Below you will find a set of lines. Repeat them all exactly.
# # # # #
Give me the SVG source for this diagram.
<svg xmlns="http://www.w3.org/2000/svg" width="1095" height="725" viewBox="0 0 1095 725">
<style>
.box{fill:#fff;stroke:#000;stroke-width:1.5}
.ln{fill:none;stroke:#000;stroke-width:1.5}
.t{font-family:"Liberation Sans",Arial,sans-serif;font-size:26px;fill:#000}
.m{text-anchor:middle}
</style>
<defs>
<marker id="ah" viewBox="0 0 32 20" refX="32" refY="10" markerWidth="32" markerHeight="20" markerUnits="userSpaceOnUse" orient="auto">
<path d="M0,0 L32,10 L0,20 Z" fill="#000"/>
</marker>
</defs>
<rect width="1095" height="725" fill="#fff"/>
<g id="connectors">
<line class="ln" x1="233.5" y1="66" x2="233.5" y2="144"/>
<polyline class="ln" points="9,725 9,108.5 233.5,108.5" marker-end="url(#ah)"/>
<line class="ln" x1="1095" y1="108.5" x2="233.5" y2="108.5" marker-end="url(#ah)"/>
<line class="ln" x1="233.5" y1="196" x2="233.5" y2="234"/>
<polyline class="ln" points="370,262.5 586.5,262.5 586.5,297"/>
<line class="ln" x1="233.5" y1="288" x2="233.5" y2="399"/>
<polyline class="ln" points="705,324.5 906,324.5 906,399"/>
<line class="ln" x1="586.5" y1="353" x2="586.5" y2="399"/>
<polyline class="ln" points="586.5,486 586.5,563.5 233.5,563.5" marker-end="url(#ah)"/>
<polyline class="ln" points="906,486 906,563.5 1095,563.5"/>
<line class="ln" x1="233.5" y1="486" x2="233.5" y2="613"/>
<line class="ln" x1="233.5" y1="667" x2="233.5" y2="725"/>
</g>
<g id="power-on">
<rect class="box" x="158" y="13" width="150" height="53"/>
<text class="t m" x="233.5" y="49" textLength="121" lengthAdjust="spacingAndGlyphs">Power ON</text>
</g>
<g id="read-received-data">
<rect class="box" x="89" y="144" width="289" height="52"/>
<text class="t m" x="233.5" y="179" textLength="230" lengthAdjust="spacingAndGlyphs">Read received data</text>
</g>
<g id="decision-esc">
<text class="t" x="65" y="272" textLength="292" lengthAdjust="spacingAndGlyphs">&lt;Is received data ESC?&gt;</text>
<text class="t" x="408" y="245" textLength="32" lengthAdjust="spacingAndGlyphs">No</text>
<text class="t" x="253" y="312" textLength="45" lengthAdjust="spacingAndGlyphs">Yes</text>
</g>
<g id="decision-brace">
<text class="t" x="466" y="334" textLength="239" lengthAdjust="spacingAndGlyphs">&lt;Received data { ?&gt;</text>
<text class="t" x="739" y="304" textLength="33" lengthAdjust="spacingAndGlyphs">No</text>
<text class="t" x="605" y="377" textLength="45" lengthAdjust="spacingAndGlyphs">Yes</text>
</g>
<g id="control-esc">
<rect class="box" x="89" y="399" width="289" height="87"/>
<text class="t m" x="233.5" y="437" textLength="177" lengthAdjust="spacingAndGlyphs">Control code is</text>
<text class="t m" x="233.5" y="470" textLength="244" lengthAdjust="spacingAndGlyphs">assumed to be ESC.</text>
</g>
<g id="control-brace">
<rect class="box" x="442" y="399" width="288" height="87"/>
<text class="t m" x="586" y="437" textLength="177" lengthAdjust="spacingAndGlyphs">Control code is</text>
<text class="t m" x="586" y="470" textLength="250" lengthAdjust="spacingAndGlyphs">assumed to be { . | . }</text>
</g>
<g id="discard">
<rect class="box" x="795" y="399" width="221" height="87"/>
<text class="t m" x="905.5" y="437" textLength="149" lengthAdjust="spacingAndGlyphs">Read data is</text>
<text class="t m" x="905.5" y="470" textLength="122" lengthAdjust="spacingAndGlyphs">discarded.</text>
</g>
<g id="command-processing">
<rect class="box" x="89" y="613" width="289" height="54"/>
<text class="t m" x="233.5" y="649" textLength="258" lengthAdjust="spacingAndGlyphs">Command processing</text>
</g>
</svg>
# # # # #
*EXERCISE RESPONSE*.
Give me the SVG source for this diagram.
<svg xmlns="http://www.w3.org/2000/svg" width="1095" height="725" viewBox="0 0 1095 725">
<style>
.box{fill:#fff;stroke:#000;stroke-width:1.5}
.ln{fill:none;stroke:#000;stroke-width:1.5}
.t{font-family:"Liberation Sans",Arial,sans-serif;font-size:26px;fill:#000}
.m{text-anchor:middle}
</style>
<defs>
<marker id="ah" viewBox="0 0 32 20" refX="32" refY="10" markerWidth="32" markerHeight="20" markerUnits="userSpaceOnUse" orient="auto">
<path d="M0,0 L32,10 L0,20 Z" fill="#000"/>
</marker>
</defs>
<rect width="1095" height="725" fill="#fff"/>
<g id="connectors">
<line class="ln" x1="233.5" y1="66" x2="233.5" y2="144"/>
<polyline class="ln" points="9,725 9,108.5 233.5,108.5" marker-end="url(#ah)"/>
<line class="ln" x1="1095" y1="108.5" x2="233.5" y2="108.5" marker-end="url(#ah)"/>
<line class="ln" x1="233.5" y1="196" x2="233.5" y2="234"/>
<polyline class="ln" points="370,262.5 586.5,262.5 586.5,297"/>
<line class="ln" x1="233.5" y1="288" x2="233.5" y2="399"/>
<polyline class="ln" points="705,324.5 906,324.5 906,399"/>
<line class="ln" x1="586.5" y1="353" x2="586.5" y2="399"/>
<polyline class="ln" points="586.5,486 586.5,563.5 233.5,563.5" marker-end="url(#ah)"/>
<polyline class="ln" points="906,486 906,563.5 1095,563.5"/>
<line class="ln" x1="233.5" y1="486" x2="233.5" y2="613"/>
<line class="ln" x1="233.5" y1="667" x2="233.5" y2="725"/>
</g>
<g id="power-on">
<rect class="box" x="158" y="13" width="150" height="53"/>
<text class="t m" x="233.5" y="49" textLength="121" lengthAdjust="spacingAndGlyphs">Power ON</text>
</g>
<g id="read-received-data">
<rect class="box" x="89" y="144" width="289" height="52"/>
<text class="t m" x="233.5" y="179" textLength="230" lengthAdjust="spacingAndGlyphs">Read received data</text>
</g>
<g id="decision-esc">
<text class="t" x="65" y="272" textLength="292" lengthAdjust="spacingAndGlyphs">&lt;Is received data ESC?&gt;</text>
<text class="t" x="408" y="245" textLength="32" lengthAdjust="spacingAndGlyphs">No</text>
<text class="t" x="253" y="312" textLength="45" lengthAdjust="spacingAndGlyphs">Yes</text>
</g>
<g id="decision-brace">
<text class="t" x="466" y="334" textLength="239" lengthAdjust="spacingAndGlyphs">&lt;Received data { ?&gt;</text>
<text class="t" x="739" y="304" textLength="33" lengthAdjust="spacingAndGlyphs">No</text>
<text class="t" x="605" y="377" textLength="45" lengthAdjust="spacingAndGlyphs">Yes</text>
</g>
<g id="control-esc">
<rect class="box" x="89" y="399" width="289" height="87"/>
<text class="t m" x="233.5" y="437" textLength="177" lengthAdjust="spacingAndGlyphs">Control code is</text>
<text class="t m" x="233.5" y="470" textLength="244" lengthAdjust="spacingAndGlyphs">assumed to be ESC.</text>
</g>
<g id="control-brace">
<rect class="box" x="442" y="399" width="288" height="87"/>
<text class="t m" x="586" y="437" textLength="177" lengthAdjust="spacingAndGlyphs">Control code is</text>
<text class="t m" x="586" y="470" textLength="250" lengthAdjust="spacingAndGlyphs">assumed to be { . | . }</text>
</g>
<g id="discard">
<rect class="box" x="795" y="399" width="221" height="87"/>
<text class="t m" x="905.5" y="437" textLength="149" lengthAdjust="spacingAndGlyphs">Read data is</text>
<text class="t m" x="905.5" y="470" textLength="122" lengthAdjust="spacingAndGlyphs">discarded.</text>
</g>
<g id="command-processing">
<rect class="box" x="89" y="613" width="289" height="54"/>
<text class="t m" x="233.5" y="649" textLength="258" lengthAdjust="spacingAndGlyphs">Command processing</text>
</g>
</svg>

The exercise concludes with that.